Диана Арбус. Еврей-великан дома со своими родителями. Бронкс, Нью-Йорк. 1970

«Мне ужасно нравилось фотографировать фриков, — объясняла Арбус. — Я их просто обожала». Оказалось, что она была не одинока. Сьюзен тоже нравились фрики, и она понимала, что неприлично смотреть на тех, кого выставляют фриками и уродами. Она весьма скептически относилась к тому, как наблюдали их люди. Посетители ретроспективы изучали фриков, рассматривали, собирали их, смеялись над ними и им удивлялись. Фрики не могли на это никак ответить. Этот визуальный аспект фотографии был в чем-то близок к сексуальному извращению, делал фото «экстремально личным наваждением (как склонность Л. Кэролла к маленьким девочкам или любовь Дианы Арбус к толпе отмечающих Хэллоуин»).

«Видишь какого-нибудь человека на улице, — писала Арбус, — и замечаешь в нем только недостатки». Зонтаг привела в эссе эту цитату, от которой может сложиться впечатление о том, Арбус была подлым человеком. В этой фразе слышатся отголоски того, что говорили о самой Зонтаг в университете Коннектикута: «Складывалось ощущение, что она постоянно судила людей, и судила совсем не в их пользу». То, что Зонтаг имела две точки отсчета: толпу на Хэллоуине и культуры падких на фриков зевак, придало сборнику эссе полемическую эмоциональность. Зонтаг как бы оказалась самой Арбус и фриком, фотографом и предметом съемки, судьей и обвиняемым, палачом и жертвой. Двойственность ее текстов означала, что в первую очередь они были обращены к ней самой и написаны для того, чтобы очистить ту часть души, которой она не верила. Те, кто считал, что она ненавидит фотографию, были неправы, равно как и те, кто придерживался мнения о том, что она ее любит. В отношении фотографии она ощущала такую же двойственность, которую ощущала и по поводу самой себя: установленным в 60-м разделением между «Я плохая» и «Я великая».
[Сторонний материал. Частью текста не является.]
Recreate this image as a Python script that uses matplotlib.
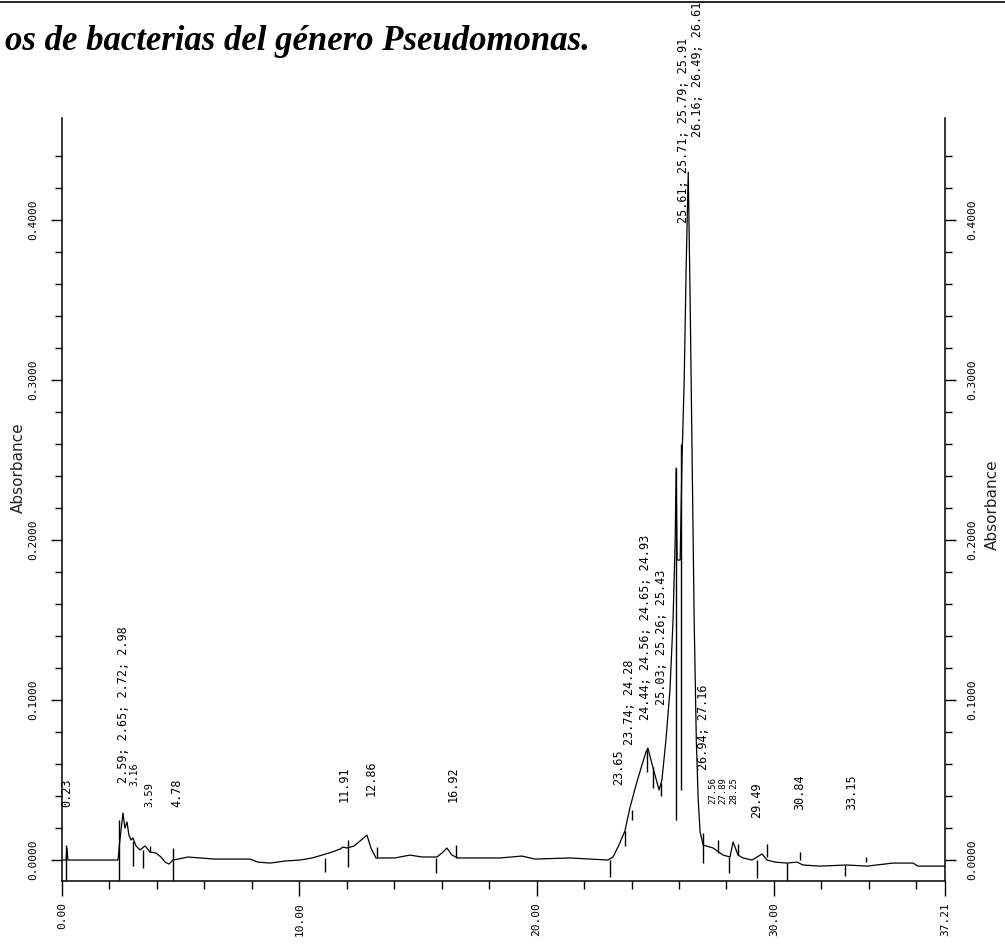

«Предметом съемки Арбус, если воспользоваться словами Гегеля, является «несчастное сознание». Именно этому и посвящено все ее творчество, хотя предмет эссе «О фотографии» можно определить как раздвоенное сознание: разделенное между предметом и его изображением, между описательным языком и «настоящей» реальностью, над которым сознание бьется, но которую никак не может постигнуть. Желание Зонтаг понять эту реальность частично объясняет ее интерес к «идеальной руке сознания, находящегося в состоянии восприятия» — камере, которая пакетирует реальность в легкодоступные «продукты потребления». Желание «познать» реальность не стоит низводить до консюмеризма, Зонтаг копала значительно глубже. Что, впрочем, нисколько не отрицает того, что фотография демонстрирует людские странности и их страдания, которые можно разрезать, повесить на стену и продать, превратить в продукт.